Work required:
Repeat every line of the data exactly, but not the pictures.

Material provided:
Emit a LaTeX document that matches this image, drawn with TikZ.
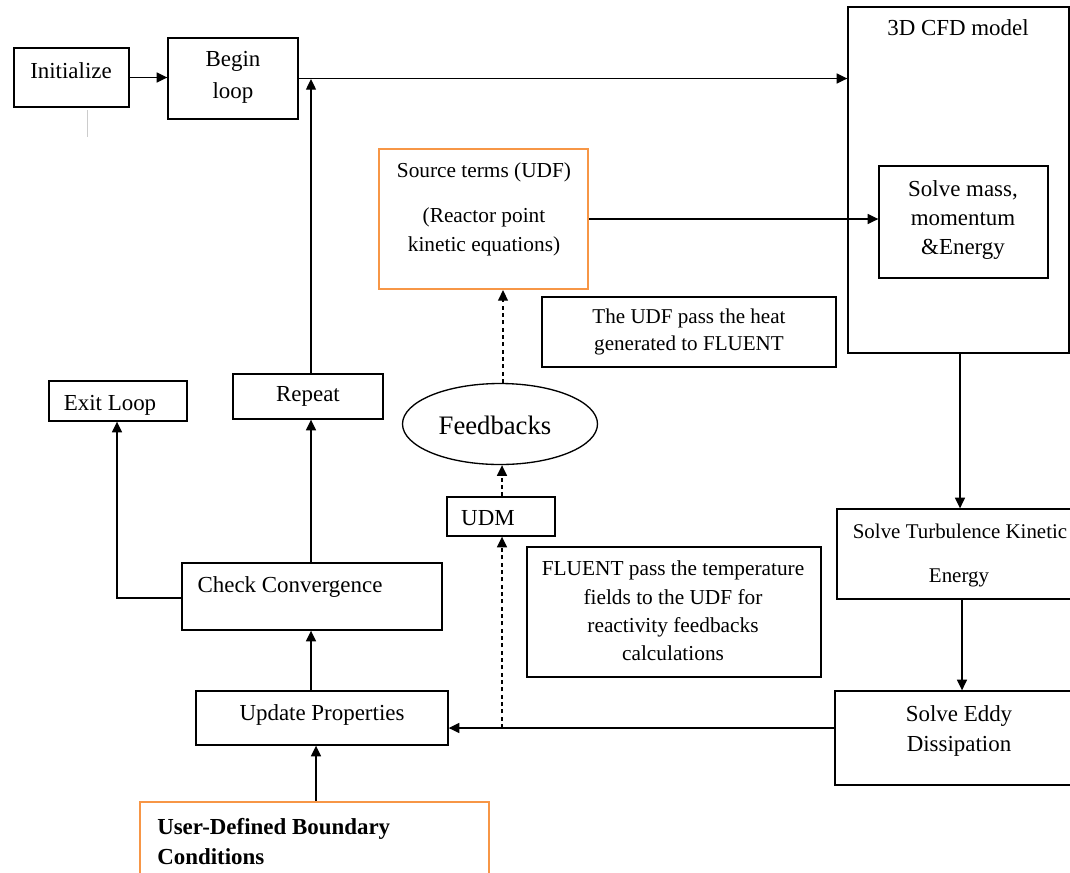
\documentclass[tikz,border=0pt]{standalone}
\usepackage{fontspec}
\setmainfont{Liberation Serif}
\usetikzlibrary{fit,shapes.geometric,arrows.meta}
\definecolor{boxorange}{RGB}{247,150,70}
\begin{document}
\begin{tikzpicture}[x=0.75pt,y=-0.75pt,
  box/.style={draw, line width=1pt, inner sep=0pt},
  obox/.style={draw=boxorange, line width=1.6pt, inner sep=0pt},
  txt/.style={inner sep=0pt, align=center, font=\fontsize{17.2}{21}\selectfont},
  arr/.style={line width=1pt, -{Triangle[length=8pt,width=7.5pt]}},
  darr/.style={arr, dash pattern=on 3pt off 2.5pt}]
\useasboundingbox (0,0) rectangle (1070,872);

% boxes
\node[box, fit={(14,48) (129,107)}] (init) {};
\node[box, fit={(168,38) (298,119)}] (begin) {};
\node[box, fit={(848,7) (1069,353)}] (cfd) {};
\node[box, fit={(879,166) (1048,278)}] (mass) {};
\node[obox, fit={(379,149) (588,289)}] (source) {};
\node[box, fit={(542,297) (836,367)}] (heat) {};
\node[draw, line width=1pt, ellipse, inner sep=0pt, minimum width=146.25pt, minimum height=60.75pt] (fb) at (500,424) {};
\node[box, fit={(447,497) (555,536)}] (udm) {};
\node[box, fit={(527,547) (821,677)}] (fluent) {};
\node[box, fit={(49,381) (187,421)}] (exit) {};
\node[box, fit={(233,374) (383,419)}] (repeat) {};
\node[box, fit={(182,563) (442,630)}] (check) {};
\node[box, fit={(196,691) (448,745)}] (update) {};
\node[obox, fit={(140,802) (489,885)}] (udbc) {};
\node[box, fit={(837,509) (1080,599)}] (turb) {};
\node[box, fit={(835,691) (1080,785)}] (eddy) {};

% texts
\node[txt] (init-t) at (71,71) {Initialize};
\node[txt, font=\fontsize{17.2}{24}\selectfont] (begin-t) at (233,77) {Begin\\loop};
\node[txt] (cfd-t) at (958,28) {3D CFD model};
\node[txt, font=\fontsize{17.2}{22}\selectfont] (mass-t) at (963,220) {Solve mass,\\momentum\\\&Energy};
\node[txt, font=\fontsize{16}{21}\selectfont] (src-t1) at (484,172) {Source terms (UDF)};
\node[txt, font=\fontsize{16}{21.75}\selectfont] (src-t2) at (484,232) {(Reactor point\\kinetic equations)};
\node[txt, font=\fontsize{15.8}{20.25}\selectfont] (heat-t) at (689,332) {The UDF pass the heat\\generated to FLUENT};
\node[txt, font=\fontsize{20}{24}\selectfont] (fb-t) at (495,425) {Feedbacks};
\node[txt] (udm-t) at (488,518) {UDM};
\node[txt, font=\fontsize{16}{21.2}\selectfont] (fluent-t) at (673,611) {FLUENT pass the temperature\\fields to the UDF for\\reactivity feedbacks\\calculations};
\node[txt] (exit-t) at (110,405) {Exit Loop};
\node[txt] (repeat-t) at (308,396) {Repeat};
\node[txt] (check-t) at (290,587) {Check Convergence};
\node[txt] (update-t) at (322,715) {Update Properties};
\node[txt, align=left, anchor=west, font=\fontsize{17.2}{22.5}\selectfont\bfseries] (udbc-t) at (157,842) {User-Defined Boundary\\Conditions};
\node[txt, font=\fontsize{15.7}{20}\selectfont] (turb-t1) at (960,531) {Solve Turbulence Kinetic};
\node[txt, font=\fontsize{15.7}{20}\selectfont] (turb-t2) at (959,578) {Energy};
\node[txt, font=\fontsize{17.2}{22.5}\selectfont] (eddy-t) at (959,731) {Solve Eddy\\Dissipation};

% helper coordinates
\coordinate (j) at (311,79);
\coordinate (d) at (502,728);
\coordinate (g1) at (87,110);
\coordinate (g2) at (87,137);

% connectors
\draw[arr] (init.east) -- (init.east -| begin.west);
\draw[arr] (begin.east) -- (begin.east -| cfd.west);
\draw[arr] (repeat.north -| j) -- (j);
\draw[arr] (source.east) -- (source.east -| mass.west);
\draw[darr] (fb.north -| 503,0) -- (source.south -| 503,0);
\draw[darr] (udm.north -| d) -- (fb.south -| d);
\draw[darr] (d) -- (d |- udm.south);
\draw[arr] (eddy.west |- d) -- (update.east |- d);
\draw[arr] (cfd.south -| 960,0) -- (turb.north -| 960,0);
\draw[arr] (turb.south -| 962,0) -- (eddy.north -| 962,0);
\draw[arr] (check.north -| j) -- (repeat.south -| j);
\draw[arr] (update.north -| j) -- (check.south -| j);
\draw[arr] (udbc.north -| 316,0) -- (update.south -| 316,0);
\draw[arr] (check.west |- 0,598) -| (exit.south -| 117,0);
\draw[line width=0.6pt, black!20] (g1) -- (g2);
\end{tikzpicture}
\end{document}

Answer to the problem:
Emit a LaTeX document that matches this image, drawn with TikZ.
\documentclass[tikz,border=0pt]{standalone}
\usepackage{fontspec}
\setmainfont{Liberation Serif}
\usetikzlibrary{fit,shapes.geometric,arrows.meta}
\definecolor{boxorange}{RGB}{247,150,70}
\begin{document}
\begin{tikzpicture}[x=0.75pt,y=-0.75pt,
  box/.style={draw, line width=1pt, inner sep=0pt},
  obox/.style={draw=boxorange, line width=1.6pt, inner sep=0pt},
  txt/.style={inner sep=0pt, align=center, font=\fontsize{17.2}{21}\selectfont},
  arr/.style={line width=1pt, -{Triangle[length=8pt,width=7.5pt]}},
  darr/.style={arr, dash pattern=on 3pt off 2.5pt}]
\useasboundingbox (0,0) rectangle (1070,872);

% boxes
\node[box, fit={(14,48) (129,107)}] (init) {};
\node[box, fit={(168,38) (298,119)}] (begin) {};
\node[box, fit={(848,7) (1069,353)}] (cfd) {};
\node[box, fit={(879,166) (1048,278)}] (mass) {};
\node[obox, fit={(379,149) (588,289)}] (source) {};
\node[box, fit={(542,297) (836,367)}] (heat) {};
\node[draw, line width=1pt, ellipse, inner sep=0pt, minimum width=146.25pt, minimum height=60.75pt] (fb) at (500,424) {};
\node[box, fit={(447,497) (555,536)}] (udm) {};
\node[box, fit={(527,547) (821,677)}] (fluent) {};
\node[box, fit={(49,381) (187,421)}] (exit) {};
\node[box, fit={(233,374) (383,419)}] (repeat) {};
\node[box, fit={(182,563) (442,630)}] (check) {};
\node[box, fit={(196,691) (448,745)}] (update) {};
\node[obox, fit={(140,802) (489,885)}] (udbc) {};
\node[box, fit={(837,509) (1080,599)}] (turb) {};
\node[box, fit={(835,691) (1080,785)}] (eddy) {};

% texts
\node[txt] (init-t) at (71,71) {Initialize};
\node[txt, font=\fontsize{17.2}{24}\selectfont] (begin-t) at (233,77) {Begin\\loop};
\node[txt] (cfd-t) at (958,28) {3D CFD model};
\node[txt, font=\fontsize{17.2}{22}\selectfont] (mass-t) at (963,220) {Solve mass,\\momentum\\\&Energy};
\node[txt, font=\fontsize{16}{21}\selectfont] (src-t1) at (484,172) {Source terms (UDF)};
\node[txt, font=\fontsize{16}{21.75}\selectfont] (src-t2) at (484,232) {(Reactor point\\kinetic equations)};
\node[txt, font=\fontsize{15.8}{20.25}\selectfont] (heat-t) at (689,332) {The UDF pass the heat\\generated to FLUENT};
\node[txt, font=\fontsize{20}{24}\selectfont] (fb-t) at (495,425) {Feedbacks};
\node[txt] (udm-t) at (488,518) {UDM};
\node[txt, font=\fontsize{16}{21.2}\selectfont] (fluent-t) at (673,611) {FLUENT pass the temperature\\fields to the UDF for\\reactivity feedbacks\\calculations};
\node[txt] (exit-t) at (110,405) {Exit Loop};
\node[txt] (repeat-t) at (308,396) {Repeat};
\node[txt] (check-t) at (290,587) {Check Convergence};
\node[txt] (update-t) at (322,715) {Update Properties};
\node[txt, align=left, anchor=west, font=\fontsize{17.2}{22.5}\selectfont\bfseries] (udbc-t) at (157,842) {User-Defined Boundary\\Conditions};
\node[txt, font=\fontsize{15.7}{20}\selectfont] (turb-t1) at (960,531) {Solve Turbulence Kinetic};
\node[txt, font=\fontsize{15.7}{20}\selectfont] (turb-t2) at (959,578) {Energy};
\node[txt, font=\fontsize{17.2}{22.5}\selectfont] (eddy-t) at (959,731) {Solve Eddy\\Dissipation};

% helper coordinates
\coordinate (j) at (311,79);
\coordinate (d) at (502,728);
\coordinate (g1) at (87,110);
\coordinate (g2) at (87,137);

% connectors
\draw[arr] (init.east) -- (init.east -| begin.west);
\draw[arr] (begin.east) -- (begin.east -| cfd.west);
\draw[arr] (repeat.north -| j) -- (j);
\draw[arr] (source.east) -- (source.east -| mass.west);
\draw[darr] (fb.north -| 503,0) -- (source.south -| 503,0);
\draw[darr] (udm.north -| d) -- (fb.south -| d);
\draw[darr] (d) -- (d |- udm.south);
\draw[arr] (eddy.west |- d) -- (update.east |- d);
\draw[arr] (cfd.south -| 960,0) -- (turb.north -| 960,0);
\draw[arr] (turb.south -| 962,0) -- (eddy.north -| 962,0);
\draw[arr] (check.north -| j) -- (repeat.south -| j);
\draw[arr] (update.north -| j) -- (check.south -| j);
\draw[arr] (udbc.north -| 316,0) -- (update.south -| 316,0);
\draw[arr] (check.west |- 0,598) -| (exit.south -| 117,0);
\draw[line width=0.6pt, black!20] (g1) -- (g2);
\end{tikzpicture}
\end{document}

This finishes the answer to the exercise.